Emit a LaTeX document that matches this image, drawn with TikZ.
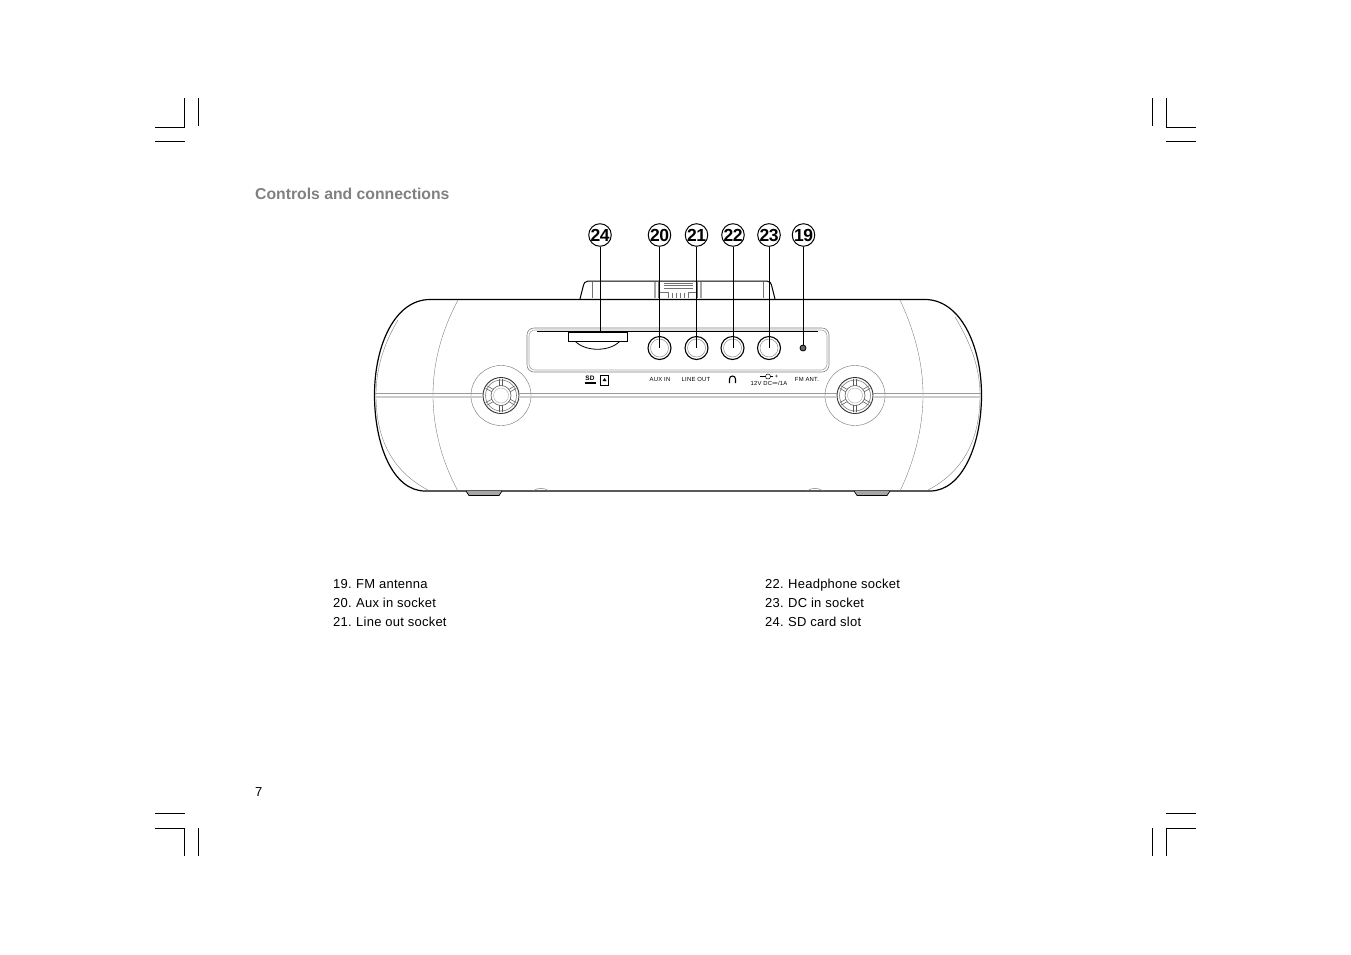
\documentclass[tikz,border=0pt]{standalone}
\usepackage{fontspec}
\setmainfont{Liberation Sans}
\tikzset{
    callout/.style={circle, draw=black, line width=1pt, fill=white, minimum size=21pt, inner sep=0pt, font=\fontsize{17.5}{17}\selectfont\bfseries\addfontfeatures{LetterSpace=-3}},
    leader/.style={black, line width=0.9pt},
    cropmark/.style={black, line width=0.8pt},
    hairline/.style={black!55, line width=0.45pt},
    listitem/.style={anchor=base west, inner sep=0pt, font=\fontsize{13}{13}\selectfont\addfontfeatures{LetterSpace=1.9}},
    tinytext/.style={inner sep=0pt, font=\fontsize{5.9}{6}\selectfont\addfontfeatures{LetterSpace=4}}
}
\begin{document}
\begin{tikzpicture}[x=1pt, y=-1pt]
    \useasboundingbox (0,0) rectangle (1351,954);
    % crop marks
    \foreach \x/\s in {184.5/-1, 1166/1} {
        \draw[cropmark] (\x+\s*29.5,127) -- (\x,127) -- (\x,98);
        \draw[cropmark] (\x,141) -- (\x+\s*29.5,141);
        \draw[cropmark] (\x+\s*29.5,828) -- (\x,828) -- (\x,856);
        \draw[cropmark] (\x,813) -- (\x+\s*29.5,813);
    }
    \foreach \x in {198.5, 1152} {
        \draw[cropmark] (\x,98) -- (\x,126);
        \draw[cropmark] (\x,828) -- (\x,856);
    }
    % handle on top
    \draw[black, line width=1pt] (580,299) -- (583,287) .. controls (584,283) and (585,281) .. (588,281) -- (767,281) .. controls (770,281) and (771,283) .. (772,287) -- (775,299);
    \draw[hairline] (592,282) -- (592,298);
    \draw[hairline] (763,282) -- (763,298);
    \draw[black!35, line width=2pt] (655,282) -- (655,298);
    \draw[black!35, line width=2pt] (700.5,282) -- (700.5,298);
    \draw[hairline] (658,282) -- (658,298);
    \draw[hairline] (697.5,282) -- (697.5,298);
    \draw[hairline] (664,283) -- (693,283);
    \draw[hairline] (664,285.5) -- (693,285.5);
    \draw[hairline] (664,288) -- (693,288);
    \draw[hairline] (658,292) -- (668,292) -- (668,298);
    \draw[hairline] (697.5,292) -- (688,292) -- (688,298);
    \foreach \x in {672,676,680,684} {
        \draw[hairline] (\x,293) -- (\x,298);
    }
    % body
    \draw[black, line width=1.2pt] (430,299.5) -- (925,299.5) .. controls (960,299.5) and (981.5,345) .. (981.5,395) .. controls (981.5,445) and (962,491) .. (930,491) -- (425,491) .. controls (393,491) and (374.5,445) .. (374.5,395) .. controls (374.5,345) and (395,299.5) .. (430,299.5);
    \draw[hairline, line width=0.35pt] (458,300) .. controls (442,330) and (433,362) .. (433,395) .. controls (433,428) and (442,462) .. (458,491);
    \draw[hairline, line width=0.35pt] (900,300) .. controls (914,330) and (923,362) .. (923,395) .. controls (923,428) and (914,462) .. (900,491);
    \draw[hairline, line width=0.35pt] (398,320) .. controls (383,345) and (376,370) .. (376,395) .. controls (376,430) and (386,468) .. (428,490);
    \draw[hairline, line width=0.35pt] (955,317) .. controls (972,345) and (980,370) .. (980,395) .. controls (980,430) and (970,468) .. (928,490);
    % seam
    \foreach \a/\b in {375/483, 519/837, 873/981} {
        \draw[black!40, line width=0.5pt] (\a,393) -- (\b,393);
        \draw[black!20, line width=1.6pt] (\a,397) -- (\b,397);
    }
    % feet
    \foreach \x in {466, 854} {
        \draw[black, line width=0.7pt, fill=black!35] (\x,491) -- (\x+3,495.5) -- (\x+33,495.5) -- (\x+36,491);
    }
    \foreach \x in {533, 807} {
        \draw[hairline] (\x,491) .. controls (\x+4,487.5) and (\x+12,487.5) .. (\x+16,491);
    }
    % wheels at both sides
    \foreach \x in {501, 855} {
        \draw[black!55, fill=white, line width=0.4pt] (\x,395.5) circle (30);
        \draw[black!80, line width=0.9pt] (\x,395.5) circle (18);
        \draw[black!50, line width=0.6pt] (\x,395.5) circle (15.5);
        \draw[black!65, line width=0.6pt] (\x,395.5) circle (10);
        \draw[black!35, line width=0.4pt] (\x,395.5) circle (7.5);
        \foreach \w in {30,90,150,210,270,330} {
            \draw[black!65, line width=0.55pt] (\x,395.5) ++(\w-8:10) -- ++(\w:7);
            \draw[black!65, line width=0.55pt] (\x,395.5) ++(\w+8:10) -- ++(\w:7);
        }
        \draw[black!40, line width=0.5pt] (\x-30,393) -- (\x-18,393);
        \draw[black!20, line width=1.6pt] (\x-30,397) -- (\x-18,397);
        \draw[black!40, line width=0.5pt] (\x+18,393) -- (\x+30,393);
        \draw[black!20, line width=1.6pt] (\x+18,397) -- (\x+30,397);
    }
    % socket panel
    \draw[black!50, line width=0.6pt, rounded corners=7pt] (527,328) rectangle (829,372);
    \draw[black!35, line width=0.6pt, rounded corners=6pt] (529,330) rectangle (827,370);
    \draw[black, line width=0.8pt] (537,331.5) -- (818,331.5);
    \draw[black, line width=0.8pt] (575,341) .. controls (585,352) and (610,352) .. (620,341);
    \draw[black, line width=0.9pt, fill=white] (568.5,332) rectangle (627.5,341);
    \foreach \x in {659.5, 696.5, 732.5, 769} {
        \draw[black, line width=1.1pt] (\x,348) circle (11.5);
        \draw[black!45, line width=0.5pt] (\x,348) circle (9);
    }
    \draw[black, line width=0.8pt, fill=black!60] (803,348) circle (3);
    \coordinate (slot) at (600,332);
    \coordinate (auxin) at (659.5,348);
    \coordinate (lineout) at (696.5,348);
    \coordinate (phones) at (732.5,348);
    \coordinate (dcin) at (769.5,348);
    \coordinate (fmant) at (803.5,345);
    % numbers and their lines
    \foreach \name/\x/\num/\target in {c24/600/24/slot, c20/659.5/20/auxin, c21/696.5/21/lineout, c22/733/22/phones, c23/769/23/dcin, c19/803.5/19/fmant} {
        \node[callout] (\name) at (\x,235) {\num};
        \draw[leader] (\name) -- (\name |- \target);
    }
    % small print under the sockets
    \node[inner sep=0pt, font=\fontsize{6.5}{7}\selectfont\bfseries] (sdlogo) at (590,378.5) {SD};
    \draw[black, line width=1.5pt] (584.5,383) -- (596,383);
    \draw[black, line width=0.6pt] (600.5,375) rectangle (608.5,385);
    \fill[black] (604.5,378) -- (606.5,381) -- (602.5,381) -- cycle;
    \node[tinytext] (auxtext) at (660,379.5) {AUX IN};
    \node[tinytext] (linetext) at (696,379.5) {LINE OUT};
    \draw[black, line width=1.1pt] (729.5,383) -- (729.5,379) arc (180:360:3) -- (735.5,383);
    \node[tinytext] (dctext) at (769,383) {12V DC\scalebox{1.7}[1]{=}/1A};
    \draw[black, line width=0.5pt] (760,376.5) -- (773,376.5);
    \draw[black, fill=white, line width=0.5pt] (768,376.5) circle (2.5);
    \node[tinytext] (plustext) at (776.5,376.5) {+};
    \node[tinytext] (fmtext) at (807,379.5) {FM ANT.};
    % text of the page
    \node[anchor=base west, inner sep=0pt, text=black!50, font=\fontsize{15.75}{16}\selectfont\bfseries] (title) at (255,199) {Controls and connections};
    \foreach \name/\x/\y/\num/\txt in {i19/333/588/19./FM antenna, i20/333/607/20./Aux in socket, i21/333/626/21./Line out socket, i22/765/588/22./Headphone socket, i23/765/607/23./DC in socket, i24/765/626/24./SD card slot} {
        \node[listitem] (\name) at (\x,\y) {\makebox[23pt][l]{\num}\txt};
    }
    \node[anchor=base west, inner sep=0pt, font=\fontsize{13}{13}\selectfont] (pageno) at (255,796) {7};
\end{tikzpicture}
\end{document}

-----

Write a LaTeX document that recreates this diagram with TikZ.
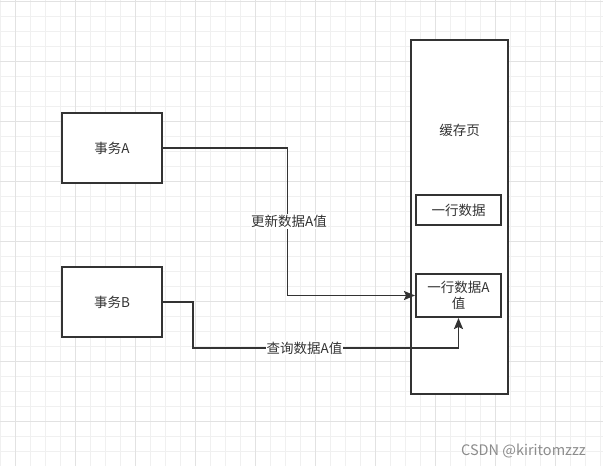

-----

**PROBLEM**.
Say how many lines of the listing above contain "that", with no other words.

**THE OUTPUT**.
2